Update 2010-10-25: Today is the 25th anniversary of Marty McFly’s going forward to the past so that he could get Back to the Future. And tomorrow, a special edition of trilogy is going to be rereleased on Blu-ray. Support Overthinking It when you buy Back to the Future: 25th Anniversary Trilogy on Blu-ray at Amazon.
This past July marked the 25th anniversary of an obscure cultural phenomenon known as Back to the Future. That little gem catapulted Christopher Lloyd from “side player on Taxi” to “comic icon,” and helped put Michael J. Fox on the map as a bankable property. And it introduced us all to jigawatts.
We’re particularly proud of the treatment we gave to this Zemeckis classic in our Back to the Future Week.
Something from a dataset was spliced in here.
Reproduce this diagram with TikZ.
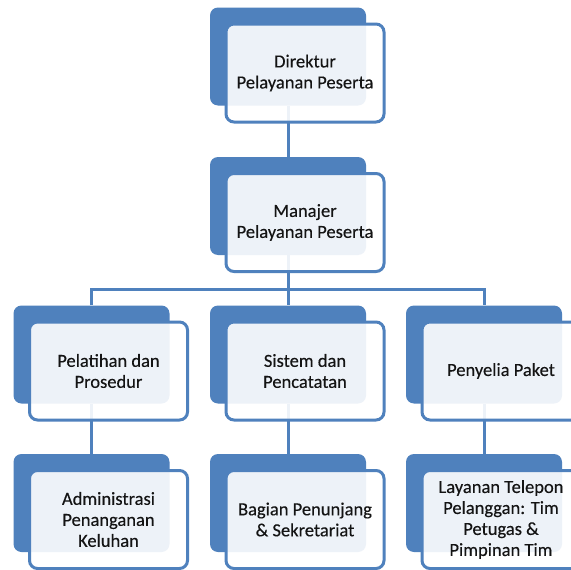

So we’d like to share those highlights with you.
The Paradox of Marty’s Headless Brother: The science of time paradoxes makes no sense … unless you imagine an alternate history where headless mutants run free.
Marty McFly’s Grim Future: Marty returns to a 1985 in which no one is as he remembers. Literally: no one.
Marty McFly Did Not Invent Rock ‘n Roll: If Chuck Barry had actually borrowed Marty McFly’s “new sound,” what would the rest of rock history sound like?
How Time Travel Works (And Doesn’t): Time paradoxes, both good and bad.
The Science of Back to the Future: A delightful romp through the worlds of time travel debunking, high school geometry, and the Metric System.
And that’s not even touching our posts on Huey Lewis or the historical significance of the DeLorean! So fire up your flux capacitor and travel back eighteen months – and twenty-five glorious years – into the past for Overthinking It’s Back to the Future Week!
I like the Rob Lowe/Adam Scott from Parks and Recreation move you guys pulled. Wrather writes a post about how you guys would never dare to just rerun old articles and then proceeds to compliment the readers. Then, the next day, Perich does the dirty work of posting old pieces. This, naturally, leads to the question of who the Ron Swanson of Overthinking It is.
NBC-comedy-wise, I’d say we’re clearly the nerdy guys in the TGS writers room. Specifically Twofer.
Alas, I’m just a One-fer.
Speaking of which, I just discovered 30 Rock is on Netflix streaming, so I’ve been watching multiple episodes a day.
You’re presuming I read Wrather’s post.
The Goonies also had its twenty-fifth birthday a little while ago. I just went to the Oregon Film Museum in Astoria a few days ago (road-tripping, yay!), and not only did they open it on that day a few months back, but over 1/2 of the facility was dedicated to Goonies exhibits and merchandise, the tour on the trolley makes a big deal of pointing out every bloody spot shown in the movie visible from the track (and, actually, a couple, “Behind that warehouse,”-type moments, even), and multiple restaurants had various dishes/drinks entitled “Gooney Somethingorother.” Not that I don’t like the movie, but that little fishing town really loves it. Kind of cute, and it was refreshing to get a tiny blurb about Kindergarten Cop, too.